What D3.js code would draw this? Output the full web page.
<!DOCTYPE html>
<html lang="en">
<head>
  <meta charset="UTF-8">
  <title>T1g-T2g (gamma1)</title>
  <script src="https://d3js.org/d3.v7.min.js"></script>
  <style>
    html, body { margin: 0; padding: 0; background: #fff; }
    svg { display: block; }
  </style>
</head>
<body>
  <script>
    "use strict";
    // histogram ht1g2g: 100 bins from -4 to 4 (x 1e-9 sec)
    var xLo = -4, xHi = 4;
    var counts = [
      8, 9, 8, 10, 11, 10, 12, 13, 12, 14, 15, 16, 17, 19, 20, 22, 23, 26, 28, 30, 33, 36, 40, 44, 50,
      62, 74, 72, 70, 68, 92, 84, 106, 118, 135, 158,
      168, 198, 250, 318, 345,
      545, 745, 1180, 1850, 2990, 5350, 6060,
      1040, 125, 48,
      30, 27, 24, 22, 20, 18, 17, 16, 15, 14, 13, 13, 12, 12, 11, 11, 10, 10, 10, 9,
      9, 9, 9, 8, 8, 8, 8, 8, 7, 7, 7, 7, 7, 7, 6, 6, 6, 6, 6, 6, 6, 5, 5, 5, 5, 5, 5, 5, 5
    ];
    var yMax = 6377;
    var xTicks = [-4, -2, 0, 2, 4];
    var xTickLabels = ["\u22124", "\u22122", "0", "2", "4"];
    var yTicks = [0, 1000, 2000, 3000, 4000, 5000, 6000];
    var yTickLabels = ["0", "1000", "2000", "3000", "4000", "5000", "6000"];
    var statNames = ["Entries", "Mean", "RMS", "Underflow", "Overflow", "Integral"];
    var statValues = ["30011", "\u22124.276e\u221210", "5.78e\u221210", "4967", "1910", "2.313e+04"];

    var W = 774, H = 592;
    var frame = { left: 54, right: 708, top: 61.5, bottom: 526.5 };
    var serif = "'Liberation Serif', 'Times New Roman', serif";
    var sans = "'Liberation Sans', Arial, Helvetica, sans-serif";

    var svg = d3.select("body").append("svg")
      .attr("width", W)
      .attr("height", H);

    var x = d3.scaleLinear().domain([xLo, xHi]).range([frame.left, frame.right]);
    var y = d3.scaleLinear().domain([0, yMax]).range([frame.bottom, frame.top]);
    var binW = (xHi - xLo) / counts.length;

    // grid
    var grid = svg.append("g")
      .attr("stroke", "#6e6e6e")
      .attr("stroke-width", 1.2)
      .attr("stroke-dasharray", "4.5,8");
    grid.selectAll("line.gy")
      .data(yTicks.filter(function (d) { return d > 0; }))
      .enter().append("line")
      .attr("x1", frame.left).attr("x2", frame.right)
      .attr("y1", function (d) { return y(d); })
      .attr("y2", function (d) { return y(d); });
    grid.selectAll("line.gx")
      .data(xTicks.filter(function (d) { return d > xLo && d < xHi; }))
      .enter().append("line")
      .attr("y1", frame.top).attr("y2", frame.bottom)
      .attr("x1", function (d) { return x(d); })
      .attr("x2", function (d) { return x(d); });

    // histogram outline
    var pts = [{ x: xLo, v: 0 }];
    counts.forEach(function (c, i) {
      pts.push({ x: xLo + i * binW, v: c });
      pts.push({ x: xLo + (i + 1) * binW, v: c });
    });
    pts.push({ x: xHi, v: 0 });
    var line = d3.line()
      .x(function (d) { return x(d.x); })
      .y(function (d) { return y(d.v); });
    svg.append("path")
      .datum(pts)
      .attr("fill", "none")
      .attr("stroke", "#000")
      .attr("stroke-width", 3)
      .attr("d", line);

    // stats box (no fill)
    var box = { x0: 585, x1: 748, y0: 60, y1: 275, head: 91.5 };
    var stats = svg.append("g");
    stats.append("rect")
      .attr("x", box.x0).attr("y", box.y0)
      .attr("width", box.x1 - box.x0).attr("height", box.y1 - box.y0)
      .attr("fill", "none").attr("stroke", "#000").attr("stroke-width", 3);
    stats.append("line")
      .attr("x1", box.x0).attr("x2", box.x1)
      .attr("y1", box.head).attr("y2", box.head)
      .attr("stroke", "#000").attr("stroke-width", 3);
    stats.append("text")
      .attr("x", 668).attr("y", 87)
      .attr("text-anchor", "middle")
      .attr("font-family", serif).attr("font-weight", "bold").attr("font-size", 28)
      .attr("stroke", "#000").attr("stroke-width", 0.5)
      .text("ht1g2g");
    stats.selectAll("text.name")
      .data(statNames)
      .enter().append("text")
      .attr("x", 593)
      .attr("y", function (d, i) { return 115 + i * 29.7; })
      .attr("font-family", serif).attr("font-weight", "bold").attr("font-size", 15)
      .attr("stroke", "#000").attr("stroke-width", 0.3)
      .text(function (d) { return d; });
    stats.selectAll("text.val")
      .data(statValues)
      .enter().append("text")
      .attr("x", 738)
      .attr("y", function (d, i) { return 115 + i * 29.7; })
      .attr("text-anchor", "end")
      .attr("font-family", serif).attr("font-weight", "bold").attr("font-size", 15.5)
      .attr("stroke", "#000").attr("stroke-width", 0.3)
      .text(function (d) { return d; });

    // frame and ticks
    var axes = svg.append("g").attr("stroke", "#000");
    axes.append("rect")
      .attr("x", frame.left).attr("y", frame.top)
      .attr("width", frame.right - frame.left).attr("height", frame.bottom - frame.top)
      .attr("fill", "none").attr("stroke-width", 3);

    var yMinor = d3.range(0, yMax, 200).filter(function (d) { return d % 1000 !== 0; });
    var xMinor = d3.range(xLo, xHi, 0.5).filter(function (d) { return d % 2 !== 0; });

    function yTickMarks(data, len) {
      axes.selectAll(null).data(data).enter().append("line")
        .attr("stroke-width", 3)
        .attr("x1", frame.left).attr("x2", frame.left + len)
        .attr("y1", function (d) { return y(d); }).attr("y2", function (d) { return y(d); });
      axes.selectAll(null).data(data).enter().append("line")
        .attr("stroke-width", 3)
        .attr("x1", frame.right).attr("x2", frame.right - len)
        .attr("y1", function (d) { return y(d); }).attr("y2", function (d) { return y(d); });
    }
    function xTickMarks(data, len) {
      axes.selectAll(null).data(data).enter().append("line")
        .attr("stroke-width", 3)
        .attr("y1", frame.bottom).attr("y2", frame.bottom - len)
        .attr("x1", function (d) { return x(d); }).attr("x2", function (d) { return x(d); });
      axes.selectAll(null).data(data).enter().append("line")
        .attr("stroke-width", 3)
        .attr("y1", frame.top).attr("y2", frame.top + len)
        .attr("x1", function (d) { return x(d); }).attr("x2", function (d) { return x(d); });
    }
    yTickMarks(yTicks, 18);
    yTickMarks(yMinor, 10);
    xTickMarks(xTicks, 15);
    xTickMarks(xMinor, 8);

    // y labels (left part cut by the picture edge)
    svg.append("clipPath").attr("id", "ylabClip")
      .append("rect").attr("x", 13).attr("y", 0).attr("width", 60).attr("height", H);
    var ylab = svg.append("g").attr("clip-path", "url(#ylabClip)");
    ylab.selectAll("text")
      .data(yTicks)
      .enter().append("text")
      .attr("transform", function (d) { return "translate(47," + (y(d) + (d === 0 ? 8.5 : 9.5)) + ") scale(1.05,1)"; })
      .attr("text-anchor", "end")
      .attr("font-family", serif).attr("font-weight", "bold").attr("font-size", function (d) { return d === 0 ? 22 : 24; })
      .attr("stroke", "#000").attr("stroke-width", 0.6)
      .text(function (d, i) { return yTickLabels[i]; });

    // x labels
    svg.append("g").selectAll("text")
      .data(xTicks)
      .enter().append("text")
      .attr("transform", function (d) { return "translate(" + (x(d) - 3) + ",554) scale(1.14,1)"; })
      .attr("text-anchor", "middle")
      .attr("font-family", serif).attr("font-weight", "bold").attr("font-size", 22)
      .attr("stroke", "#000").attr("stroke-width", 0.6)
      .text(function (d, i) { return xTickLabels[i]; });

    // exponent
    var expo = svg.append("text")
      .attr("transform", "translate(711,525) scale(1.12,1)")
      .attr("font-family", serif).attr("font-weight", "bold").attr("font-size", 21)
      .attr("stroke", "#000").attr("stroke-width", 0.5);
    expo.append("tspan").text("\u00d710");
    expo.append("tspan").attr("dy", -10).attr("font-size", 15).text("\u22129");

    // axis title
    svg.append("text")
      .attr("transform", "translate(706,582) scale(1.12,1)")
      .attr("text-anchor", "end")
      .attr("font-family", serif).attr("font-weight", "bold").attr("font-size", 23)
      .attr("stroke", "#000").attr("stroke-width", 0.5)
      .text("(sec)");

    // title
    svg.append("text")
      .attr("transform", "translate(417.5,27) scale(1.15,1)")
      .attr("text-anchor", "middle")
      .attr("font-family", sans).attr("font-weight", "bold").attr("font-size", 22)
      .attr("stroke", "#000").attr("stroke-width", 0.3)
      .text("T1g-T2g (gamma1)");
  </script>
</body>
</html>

* * * *

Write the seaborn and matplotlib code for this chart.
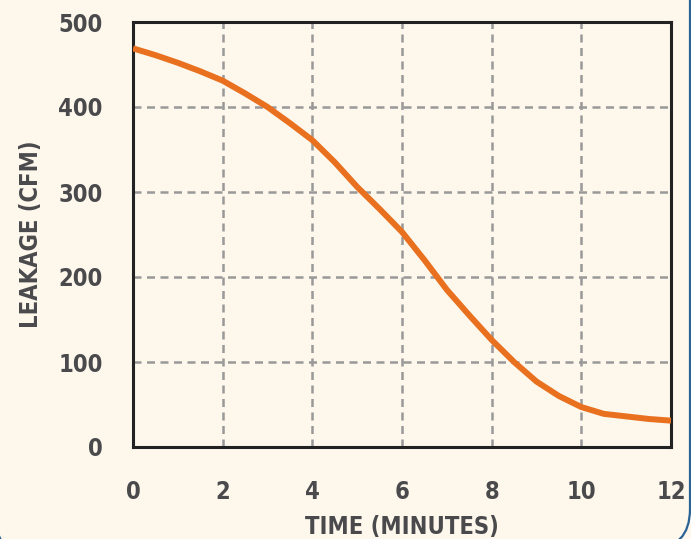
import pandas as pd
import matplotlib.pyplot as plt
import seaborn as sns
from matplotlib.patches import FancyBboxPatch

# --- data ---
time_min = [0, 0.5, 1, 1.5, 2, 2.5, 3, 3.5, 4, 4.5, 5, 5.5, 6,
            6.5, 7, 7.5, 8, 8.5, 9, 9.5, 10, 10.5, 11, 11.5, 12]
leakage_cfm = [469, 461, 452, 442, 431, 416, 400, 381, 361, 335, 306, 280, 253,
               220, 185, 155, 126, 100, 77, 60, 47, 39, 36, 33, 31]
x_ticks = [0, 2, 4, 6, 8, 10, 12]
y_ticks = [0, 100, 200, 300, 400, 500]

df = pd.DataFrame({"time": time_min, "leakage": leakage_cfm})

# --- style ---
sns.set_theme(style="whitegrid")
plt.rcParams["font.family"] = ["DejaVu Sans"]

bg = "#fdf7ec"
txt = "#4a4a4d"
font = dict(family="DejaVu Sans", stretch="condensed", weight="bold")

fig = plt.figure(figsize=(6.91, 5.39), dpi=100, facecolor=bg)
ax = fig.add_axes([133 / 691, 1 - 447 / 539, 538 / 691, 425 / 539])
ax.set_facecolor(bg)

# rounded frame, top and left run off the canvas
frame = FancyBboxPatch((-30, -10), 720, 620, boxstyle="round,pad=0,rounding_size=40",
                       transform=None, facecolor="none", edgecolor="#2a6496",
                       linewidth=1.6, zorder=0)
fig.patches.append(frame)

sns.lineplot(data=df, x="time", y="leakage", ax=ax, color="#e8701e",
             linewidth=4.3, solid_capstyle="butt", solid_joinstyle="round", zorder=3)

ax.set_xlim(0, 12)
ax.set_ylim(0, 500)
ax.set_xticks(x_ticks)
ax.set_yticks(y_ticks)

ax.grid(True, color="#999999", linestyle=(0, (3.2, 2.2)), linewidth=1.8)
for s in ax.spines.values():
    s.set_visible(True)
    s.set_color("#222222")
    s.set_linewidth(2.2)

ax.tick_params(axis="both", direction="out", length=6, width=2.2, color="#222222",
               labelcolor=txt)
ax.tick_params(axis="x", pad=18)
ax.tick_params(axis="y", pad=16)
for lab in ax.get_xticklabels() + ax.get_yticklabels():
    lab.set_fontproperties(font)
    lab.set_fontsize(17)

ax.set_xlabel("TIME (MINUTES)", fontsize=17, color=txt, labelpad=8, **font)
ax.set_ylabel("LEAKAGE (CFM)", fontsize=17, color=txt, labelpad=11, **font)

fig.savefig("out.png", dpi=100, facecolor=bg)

* * * *

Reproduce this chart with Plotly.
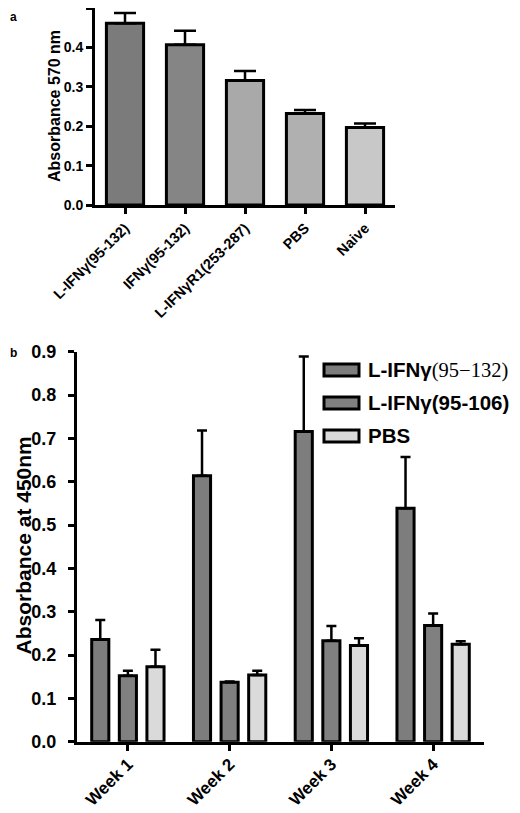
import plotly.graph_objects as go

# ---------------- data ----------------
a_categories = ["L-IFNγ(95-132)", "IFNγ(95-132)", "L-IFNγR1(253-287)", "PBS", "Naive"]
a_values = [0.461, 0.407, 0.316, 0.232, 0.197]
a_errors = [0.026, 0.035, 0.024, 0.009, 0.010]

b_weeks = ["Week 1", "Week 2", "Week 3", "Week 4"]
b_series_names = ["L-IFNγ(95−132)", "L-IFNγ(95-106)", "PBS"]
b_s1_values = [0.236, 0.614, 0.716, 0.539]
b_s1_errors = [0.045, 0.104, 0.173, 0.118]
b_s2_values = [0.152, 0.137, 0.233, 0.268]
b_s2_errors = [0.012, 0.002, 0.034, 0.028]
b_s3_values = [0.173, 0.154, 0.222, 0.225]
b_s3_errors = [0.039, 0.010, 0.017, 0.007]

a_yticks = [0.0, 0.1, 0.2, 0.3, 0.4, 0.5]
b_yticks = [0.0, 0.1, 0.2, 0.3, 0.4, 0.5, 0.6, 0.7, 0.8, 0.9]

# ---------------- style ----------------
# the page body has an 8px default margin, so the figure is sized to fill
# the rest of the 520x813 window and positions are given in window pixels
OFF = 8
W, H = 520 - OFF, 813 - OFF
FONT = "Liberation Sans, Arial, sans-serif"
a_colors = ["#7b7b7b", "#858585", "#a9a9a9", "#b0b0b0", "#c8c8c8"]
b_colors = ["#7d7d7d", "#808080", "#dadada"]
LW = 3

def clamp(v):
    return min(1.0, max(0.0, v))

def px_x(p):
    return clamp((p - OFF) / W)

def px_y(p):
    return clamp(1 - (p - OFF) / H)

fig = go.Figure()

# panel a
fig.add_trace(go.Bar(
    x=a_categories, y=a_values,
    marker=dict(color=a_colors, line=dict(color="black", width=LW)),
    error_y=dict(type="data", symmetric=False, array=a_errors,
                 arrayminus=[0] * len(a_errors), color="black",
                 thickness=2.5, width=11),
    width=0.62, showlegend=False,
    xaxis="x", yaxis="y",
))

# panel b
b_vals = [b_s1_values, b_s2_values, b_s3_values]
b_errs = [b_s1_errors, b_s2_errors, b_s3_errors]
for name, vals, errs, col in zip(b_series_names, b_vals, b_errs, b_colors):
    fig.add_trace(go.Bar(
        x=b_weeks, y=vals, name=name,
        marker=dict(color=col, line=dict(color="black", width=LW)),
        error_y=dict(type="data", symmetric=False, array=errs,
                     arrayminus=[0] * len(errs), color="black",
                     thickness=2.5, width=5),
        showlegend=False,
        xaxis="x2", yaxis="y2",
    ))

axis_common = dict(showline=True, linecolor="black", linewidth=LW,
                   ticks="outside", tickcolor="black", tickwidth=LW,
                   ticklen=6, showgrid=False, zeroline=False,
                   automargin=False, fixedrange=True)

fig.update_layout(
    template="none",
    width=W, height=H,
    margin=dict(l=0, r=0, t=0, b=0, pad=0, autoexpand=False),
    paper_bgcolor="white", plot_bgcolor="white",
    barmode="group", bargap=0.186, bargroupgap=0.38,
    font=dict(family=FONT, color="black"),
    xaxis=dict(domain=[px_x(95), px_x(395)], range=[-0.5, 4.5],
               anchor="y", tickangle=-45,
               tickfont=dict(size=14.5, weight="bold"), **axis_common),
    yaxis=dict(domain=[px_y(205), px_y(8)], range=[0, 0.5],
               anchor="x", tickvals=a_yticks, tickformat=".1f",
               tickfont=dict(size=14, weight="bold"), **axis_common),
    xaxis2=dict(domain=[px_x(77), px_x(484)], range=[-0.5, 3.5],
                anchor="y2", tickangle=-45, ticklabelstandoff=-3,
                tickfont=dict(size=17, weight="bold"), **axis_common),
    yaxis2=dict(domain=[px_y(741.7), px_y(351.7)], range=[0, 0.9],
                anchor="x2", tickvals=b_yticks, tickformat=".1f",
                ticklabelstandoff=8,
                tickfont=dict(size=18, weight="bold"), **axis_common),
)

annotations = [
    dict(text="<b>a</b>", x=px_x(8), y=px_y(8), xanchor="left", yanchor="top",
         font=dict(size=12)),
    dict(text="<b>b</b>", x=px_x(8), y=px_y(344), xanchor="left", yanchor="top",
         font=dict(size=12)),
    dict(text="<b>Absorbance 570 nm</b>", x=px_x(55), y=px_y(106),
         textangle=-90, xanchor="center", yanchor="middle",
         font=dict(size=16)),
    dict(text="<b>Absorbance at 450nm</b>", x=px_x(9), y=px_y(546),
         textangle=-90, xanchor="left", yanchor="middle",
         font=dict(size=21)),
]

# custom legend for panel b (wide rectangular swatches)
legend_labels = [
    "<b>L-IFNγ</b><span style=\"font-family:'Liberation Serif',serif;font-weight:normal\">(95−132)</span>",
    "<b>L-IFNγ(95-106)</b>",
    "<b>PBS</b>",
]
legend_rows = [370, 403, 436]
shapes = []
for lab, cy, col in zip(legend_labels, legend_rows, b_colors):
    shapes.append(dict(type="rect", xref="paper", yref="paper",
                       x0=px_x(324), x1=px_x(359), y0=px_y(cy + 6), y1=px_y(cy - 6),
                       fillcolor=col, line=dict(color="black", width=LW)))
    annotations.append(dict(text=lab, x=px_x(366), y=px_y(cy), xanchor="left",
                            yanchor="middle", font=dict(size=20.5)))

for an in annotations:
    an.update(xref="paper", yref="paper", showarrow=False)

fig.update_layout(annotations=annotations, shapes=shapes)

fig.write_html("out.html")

* * * *

**Aim of the task**: Beginning at the line above that contains "Reproduce this chart with Plotly.", repeat each line exactly through the one that contains "import plotly.graph_objects as go", and leave out the pictures.

**Result for this exercise**:
Reproduce this chart with Plotly.
import plotly.graph_objects as go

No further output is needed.